2）ElasticsearchReference 官网英文教程

https://www.elastic.co/guide/en/elasticsearch/reference/current/index.html

真正想吃透ES还是多看英文官网文档，知识点讲的是最全面的。

ES版本选择

说道ES版本选择，初学ES的时候，查到的大部分资料都是针对2.x版本的，本打算也是用2.x版本，但是读到ES5.x版本新特性说明的时候，果断还是选用5.x版本，因为新版ES性能比2.x版本好太多了，而且本来也想使用spring-data-elasticsearch，但是spring-data不支持5.x版本，而且ES发展势头强劲，半个月前使用的5.5.0版本，现在已经更新到5.5.1。

ES客户端请求方式

1）Java API：创建TransportClient，复杂应用推荐使用

2）Java REST Client：创建RestClient

3）http restful api：使用最原始的http请求访问

目前暂时使用的第三种，原因ES业务需求单一，不需要动态创建、删除索引，上手简单，只需要学习es rest语法就可以了。其实后期可以切换到RestClient，它是持久化http链接（使用httpClient还需要一个http连接池），特点如官方所说：

The low-level client’s features include:

minimal dependencies
load balancing across all available nodes
failover in case of node failures and upon specific response codes
failed connection penalization (whether a failed node is retrieddepends on how many consecutive times it failed; the more failed attempts thelonger the client will wait before trying that same node again)
persistent connections
trace logging of requests and responses
optional automatic discovery of cluster nodes

ES常用插件

1）head插件

5.5使用教程：http://www.cnblogs.com/xing901022/p/6030296.html

2）ik中文分析器 – 中文分词必备，可以自定义词典

github地址：https://github.com/medcl/elasticsearch-analysis-ik

插件下载地址：https://github.com/medcl/elasticsearch-analysis-ik/releases 博主更新很及时，5.5.1的已经有啦。

3）pinyin分析器

github地址: https://github.com/medcl/elasticsearch-analysis-pinyin

ik和pinyin同一个作者，elastic中文社区创始人。

4）elasticsearch-analysis-lc-pinyin分析器

这一款插件也很不错，但是没有pinyin声势大。支持全拼、首字母、中文混合搜索。后面拼音全文搜索准备测试下效果，目前分析器使用的还是ik和pinyin。

ES集群

ES集群的配置，权威教程讲的很粗糙，当时还花了好几天返回测试，最终发现还是配置文件参数没有吃透。

Minimum Master Nodes

最小主节点数的设置对集群的稳定是非常重要的。该设置对预防脑裂是有帮助的，即一个集群中存在两个master。

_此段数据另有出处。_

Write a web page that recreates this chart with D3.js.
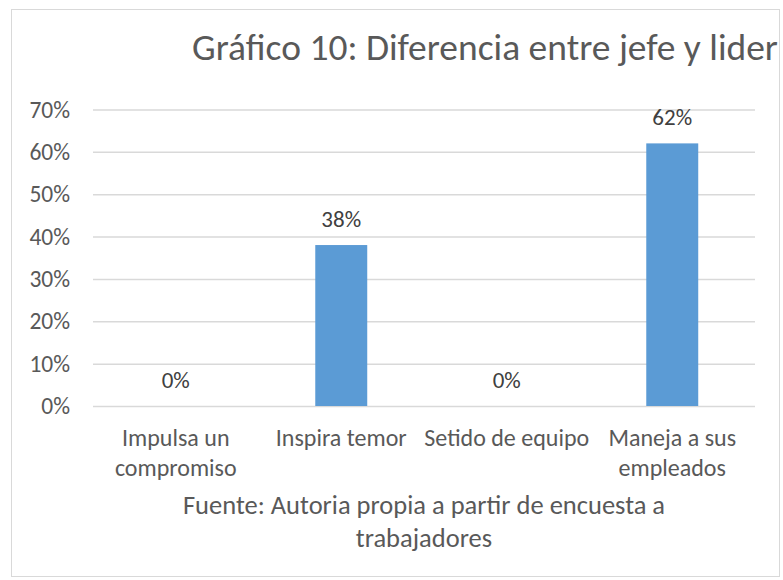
<!DOCTYPE html>
<html>
<head>
<meta charset="utf-8">
<script src="https://cdn.jsdelivr.net/npm/d3@7"></script>
<style>
  body { margin: 0; background: #fff; }
  svg { font-family: Calibri, Carlito, "Liberation Sans", sans-serif; }
</style>
</head>
<body>
<div id="chart"></div>
<script>
// ============ Data ============
const categories = ['Impulsa un compromiso', 'Inspira temor', 'Setido de equipo', 'Maneja a sus empleados'];
const values = [0, 0.38, 0, 0.62];
const yTicks = [0, 0.1, 0.2, 0.3, 0.4, 0.5, 0.6, 0.7];
const titleText = 'Gráfico 10: Diferencia entre jefe y lider';
const axisTitleLines = ['Fuente: Autoria propia a partir de encuesta a', 'trabajadores'];

const W = 783, H = 580;
const plot = { left: 93, right: 755, top: 109.5, bottom: 406 };
const textColor = '#595959';

const svg = d3.select('#chart').append('svg')
  .attr('width', W).attr('height', H);

// chart border
svg.append('rect')
  .attr('x', 11.5).attr('y', 9.5)
  .attr('width', 768).attr('height', 567)
  .attr('fill', '#fff').attr('stroke', '#d9d9d9').attr('stroke-width', 1);

const x = d3.scaleBand()
  .domain(categories)
  .range([plot.left, plot.right])
  .paddingInner(0.686).paddingOuter(0.343);

const y = d3.scaleLinear().domain([0, 0.7]).range([plot.bottom, plot.top]);

// ── Gridlines + y axis labels ──
const yAxis = d3.axisLeft(y).tickValues(yTicks)
  .tickFormat(d3.format('.0%'))
  .tickSize(-(plot.right - plot.left)).tickPadding(23);

const gy = svg.append('g')
  .attr('transform', `translate(${plot.left},0)`)
  .call(yAxis)
  .attr('font-family', null).attr('font-size', null);
gy.select('.domain').remove();
gy.selectAll('line').attr('stroke', '#d9d9d9').attr('stroke-width', 1.5);
gy.selectAll('text').attr('fill', textColor).attr('font-size', 23.5);

// ── Bars ──
svg.append('g').selectAll('rect')
  .data(values).enter().append('rect')
  .attr('x', (d, i) => x(categories[i]))
  .attr('y', d => y(d))
  .attr('width', x.bandwidth())
  .attr('height', d => y(0) - y(d))
  .attr('fill', '#5b9bd5');

// data labels
svg.append('g').selectAll('text')
  .data(values).enter().append('text')
  .attr('x', (d, i) => x(categories[i]) + x.bandwidth() / 2)
  .attr('y', d => y(d) - 18.5)
  .attr('text-anchor', 'middle')
  .attr('font-size', 23)
  .attr('fill', '#404040')
  .text(d => d3.format('.0%')(d));

// ── Category labels (wrapped) ──
const xAxis = d3.axisBottom(x).tickSize(0).tickPadding(0);
const gx = svg.append('g')
  .attr('transform', `translate(0,${plot.bottom})`)
  .call(xAxis)
  .attr('font-family', null).attr('font-size', null);
gx.select('.domain').remove();
gx.selectAll('text')
  .attr('fill', textColor).attr('font-size', 24)
  .attr('y', 40).attr('dy', null)
  .call(wrap, x.step() + 4);

// ── Axis title ──
svg.append('text')
  .attr('text-anchor', 'middle')
  .attr('font-size', 26.5)
  .attr('fill', textColor)
  .selectAll('tspan')
  .data(axisTitleLines).enter().append('tspan')
  .attr('x', (plot.left + plot.right) / 2)
  .attr('y', (d, i) => 514 + i * 33)
  .text(d => d);

// ── Chart title ──
svg.append('text')
  .attr('x', 485).attr('y', 60)
  .attr('text-anchor', 'middle')
  .attr('font-size', 37.5)
  .attr('fill', textColor)
  .text(titleText);

function wrap(texts, width) {
  texts.each(function () {
    const text = d3.select(this);
    const words = text.text().split(/\s+/);
    const y0 = +text.attr('y');
    let line = [];
    let lineNo = 0;
    text.text(null);
    let tspan = text.append('tspan').attr('x', 0).attr('y', y0);
    words.forEach(w => {
      line.push(w);
      tspan.text(line.join(' '));
      if (tspan.node().getComputedTextLength() > width && line.length > 1) {
        line.pop();
        tspan.text(line.join(' '));
        line = [w];
        lineNo++;
        tspan = text.append('tspan').attr('x', 0).attr('y', y0 + lineNo * 30).text(w);
      }
    });
  });
}
</script>
</body>
</html>
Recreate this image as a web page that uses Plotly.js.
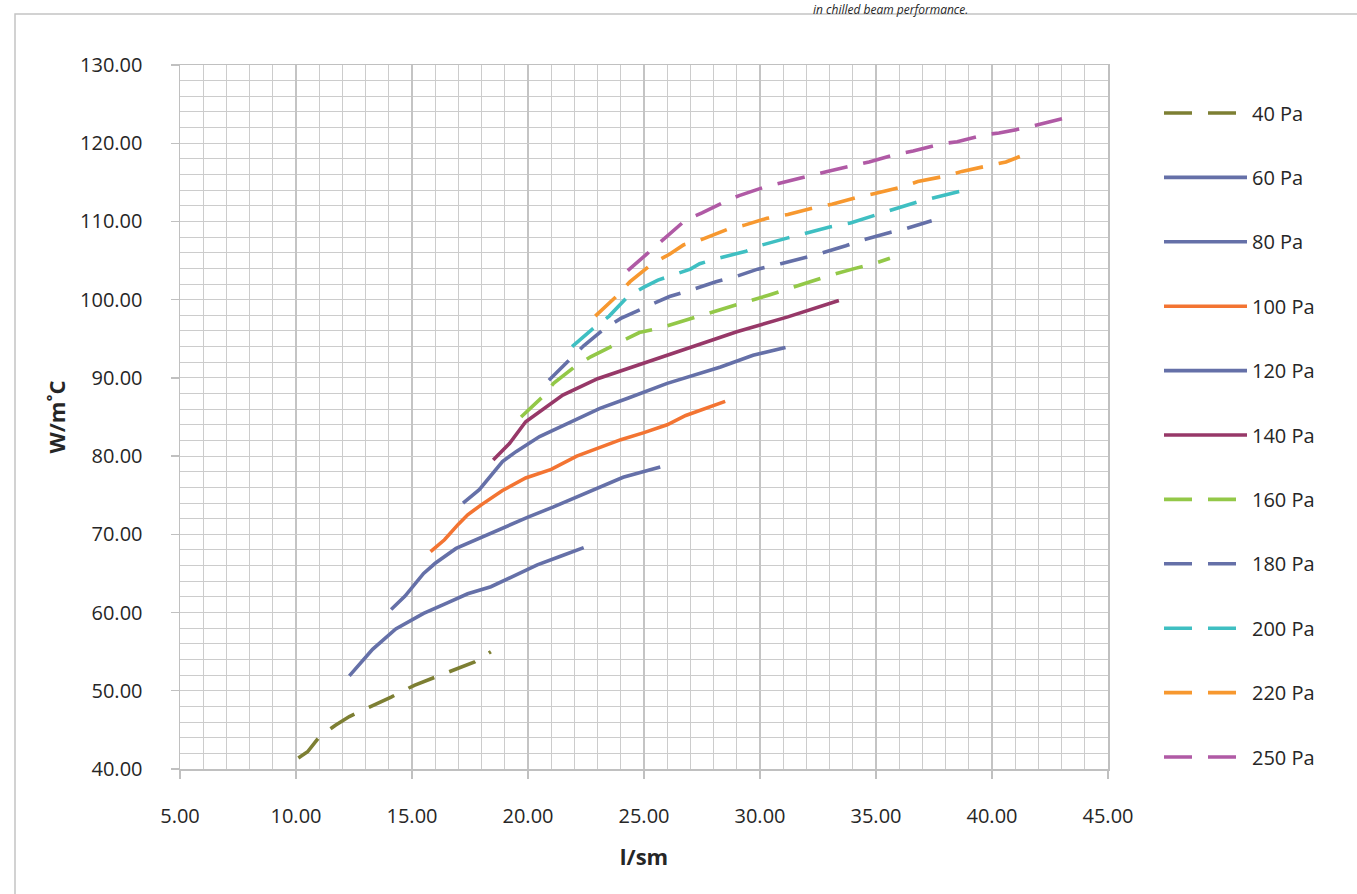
<!DOCTYPE html>
<html>
<head>
<meta charset="utf-8">
<script src="https://cdn.plot.ly/plotly-3.0.1.min.js"></script>
<style>
html,body{margin:0;padding:0;background:#fff;}
#chart{width:1357px;height:894px;}
</style>
</head>
<body>
<div id="chart"></div>
<script>
// ---- data ----
const seriesNames = ["40 Pa","60 Pa","80 Pa","100 Pa","120 Pa","140 Pa","160 Pa","180 Pa","200 Pa","220 Pa","250 Pa"];

const x40 = [10.1,10.5,11.0,11.7,12.3,12.9,13.5,14.1,15.1,15.9,17.0,17.7,18.4];
const y40 = [41.4,42.2,44.1,45.6,46.7,47.5,48.4,49.2,50.7,51.6,52.9,53.7,55.0];

const x60 = [12.3,13.3,14.3,15.5,16.5,17.4,18.4,19.4,20.4,21.4,22.4];
const y60 = [51.9,55.3,57.9,59.9,61.2,62.4,63.3,64.7,66.1,67.2,68.3];

const x80 = [14.1,14.7,15.5,16.0,16.9,17.9,19.1,20.0,21.1,22.1,23.1,24.1,25.7];
const y80 = [60.4,62.1,65.0,66.3,68.2,69.5,71.1,72.2,73.5,74.8,76.1,77.3,78.6];

const x100 = [15.8,16.4,17.0,17.4,18.0,18.9,19.9,21.0,22.1,23.1,24.0,25.0,26.0,26.8,27.6,28.5];
const y100 = [67.8,69.3,71.3,72.5,73.8,75.6,77.2,78.3,80.0,81.1,82.1,83.0,84.0,85.2,86.1,87.0];

const x120 = [17.2,17.9,18.9,19.5,20.5,21.7,23.1,24.3,26.0,28.3,29.7,31.1];
const y120 = [74.0,75.7,79.3,80.6,82.5,84.2,86.1,87.4,89.3,91.4,92.9,93.9];

const x140 = [18.5,19.2,19.9,20.8,21.5,23.0,24.7,26.8,29.0,31.2,33.4];
const y140 = [79.5,81.6,84.4,86.3,87.8,89.9,91.6,93.8,95.9,97.8,99.9];

const x160 = [19.7,20.6,21.1,22.0,22.7,23.7,24.8,25.6,26.7,27.5,28.6,30.4,32.2,32.9,34.1,34.9,35.6];
const y160 = [85.0,87.5,89.3,91.4,92.7,94.2,95.8,96.3,97.3,98.1,99.0,100.6,102.3,103.0,104.0,104.6,105.3];

const x180 = [20.9,21.8,22.4,23.3,24.0,25.4,26.1,27.0,28.1,28.9,29.9,30.9,31.8,32.5,33.7,34.4,35.6,36.3,37.4];
const y180 = [89.7,92.3,94.1,96.3,97.6,99.5,100.4,101.2,102.3,102.9,103.9,104.6,105.3,105.8,106.9,107.6,108.6,109.1,110.1];

const x200 = [21.9,22.8,23.5,24.3,25.0,25.6,26.3,27.0,27.4,28.2,29.4,30.1,31.2,32.0,33.0,33.9,34.9,35.7,36.8,37.6,38.7];
const y200 = [94.0,96.3,97.9,100.4,101.6,102.5,103.2,103.9,104.6,105.3,106.2,107.0,107.9,108.5,109.3,109.8,110.8,111.5,112.5,113.1,113.9];

const x220 = [22.9,23.8,24.4,25.4,26.1,26.7,27.4,28.6,29.3,30.3,31.2,32.4,33.1,34.2,35.0,36.1,36.8,38.0,38.7,39.9,40.6,41.2];
const y220 = [97.9,100.4,102.3,104.7,105.8,107.0,107.6,109.0,109.5,110.4,110.9,111.8,112.2,113.1,113.6,114.4,115.1,115.8,116.4,117.2,117.6,118.3];

const x250 = [24.3,25.2,25.8,26.8,27.5,28.6,29.1,30.2,31.0,32.2,32.9,34.1,34.7,35.9,36.6,37.8,38.5,39.7,40.3,41.5,42.2,43.4];
const y250 = [103.7,106.1,107.6,110.2,111.1,112.7,113.3,114.4,115.0,115.8,116.4,117.2,117.6,118.6,119.0,119.9,120.2,121.1,121.3,122.0,122.5,123.4];

const xTitle = "l/sm";
const yTitle = "W/m˚C";
const headerText = "in chilled beam performance.";

// ---- styles ----
const xs = [x40,x60,x80,x100,x120,x140,x160,x180,x200,x220,x250];
const ys = [y40,y60,y80,y100,y120,y140,y160,y180,y200,y220,y250];
const colors = ["#7d7f33","#6570a8","#6570a8","#f37432","#6570a8","#973868","#93c848","#6570a8","#3fbfc2","#f7982f","#b05aa5"];
const dashed = [true,false,false,false,false,false,true,true,true,true,true];
const DASH = "28px,16px";
const FONT = "Open Sans, Noto Sans, sans-serif";

const traces = seriesNames.map((n,i)=>({
  type:"scatter", mode:"lines", name:n, x:xs[i], y:ys[i],
  line:{color:colors[i], width:3.6, dash: dashed[i]?DASH:"solid"},
  showlegend:false, hoverinfo:"x+y+name"
}));

// plot area in px: x 180..1108, y 65..769
const L=180, R=1108, T=65, B=769, W=R-L, H=B-T;
const px2x = p => (p-L)/W;
const py2y = p => (B-p)/H;

const shapes = [];
const annotations = [];
// custom legend (built from the series arrays)
seriesNames.forEach((n,i)=>{
  const cy = 113 + i*64.4;
  shapes.push({type:"line", xref:"paper", yref:"paper",
    x0:px2x(1164), x1:px2x(dashed[i]?1236:1247), y0:py2y(cy), y1:py2y(cy),
    line:{color:colors[i], width:3.6, dash: dashed[i]?DASH:"solid"}});
  annotations.push({xref:"paper", yref:"paper", x:px2x(1250), y:py2y(cy),
    xanchor:"left", yanchor:"middle", showarrow:false, text:n,
    font:{family:FONT, size:20, color:"#262626"}});
});
// outer chart border
shapes.push({type:"rect", xref:"paper", yref:"paper",
  x0:px2x(15), x1:px2x(1400), y0:py2y(14), y1:py2y(940),
  line:{color:"#c4c4c4", width:1.5}, fillcolor:"rgba(0,0,0,0)", layer:"below"});
// header text at the top edge
annotations.push({xref:"paper", yref:"paper", x:px2x(890), y:py2y(0),
  xanchor:"center", yanchor:"top", showarrow:false, text:"<i>"+headerText+"</i>",
  borderpad:0, font:{family:FONT, size:12, color:"#262626"}});

const axisCommon = {
  showline:true, linecolor:"#c0c0c0", linewidth:1.5, mirror:true,
  showgrid:true,
  ticks:"outside", ticklen:8, tickcolor:"#c0c0c0", tickwidth:1.3,
  tickformat:".2f", zeroline:false, automargin:false,
  tickfont:{family:FONT, size:20, color:"#262626"}
};

const layout = {
  width:1357, height:894,
  margin:{l:L, r:1357-R, t:T, b:894-B, pad:0},
  paper_bgcolor:"#ffffff", plot_bgcolor:"#ffffff",
  showlegend:false,
  xaxis:Object.assign({}, axisCommon, {
    range:[5,45], tick0:5, dtick:5, ticklabelstandoff:20,
    gridcolor:"#c4c4c4", gridwidth:1.2,
    minor:{dtick:1, showgrid:true, gridcolor:"#cccccc", gridwidth:1},
    title:{text:"<b>"+xTitle+"</b>", standoff:22, font:{family:FONT, size:22, color:"#262626"}}
  }),
  yaxis:Object.assign({}, axisCommon, {
    range:[40,130], tick0:40, dtick:10, ticklabelstandoff:24,
    gridcolor:"#cccccc", gridwidth:1,
    minor:{dtick:2, showgrid:true, gridcolor:"#cccccc", gridwidth:1},
    title:{text:"<b>"+yTitle+"</b>", standoff:8, font:{family:FONT, size:22, color:"#262626"}}
  }),
  shapes:shapes, annotations:annotations
};

Plotly.newPlot("chart", traces, layout, {staticPlot:true, displayModeBar:false});
</script>
</body>
</html>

这个配置就是告诉Elasticsearch除非有足够可用的master候选节点，否则就不选举master，只有有足够可用的master候选节点才进行选举。

该设置应该始终被配置为有主节点资格的法定节点数，法定节点数：（主节点资格的节点数/2)+1。例如：

1、如果你有10个符合规则的节点数，法定数就是6.

2、如果你有3个候选master，和100个数据节点，法定数就是2，你只要计算那些有主节点资格的节点数就可以了。

3、如果你有2个符合规则的节点数，法定节点数应该是2，但是这意味着如果一个节点狗带了，你的整个集群就不可以用了。设置成1将保证集群的功能，但是就不能防止脑裂了。基于这样的情况，最好的解决就是至少有3个节点。

小集群或本地测试可以不用区分master node,data node,client node。但生产环境为了保证最大的可伸缩性，官方建议不同的类型节点加以区分，默认情况的elasticsearch既是master node,也是data node。关于节点的知识，可参看转载的《Elasticsearch节点类型》。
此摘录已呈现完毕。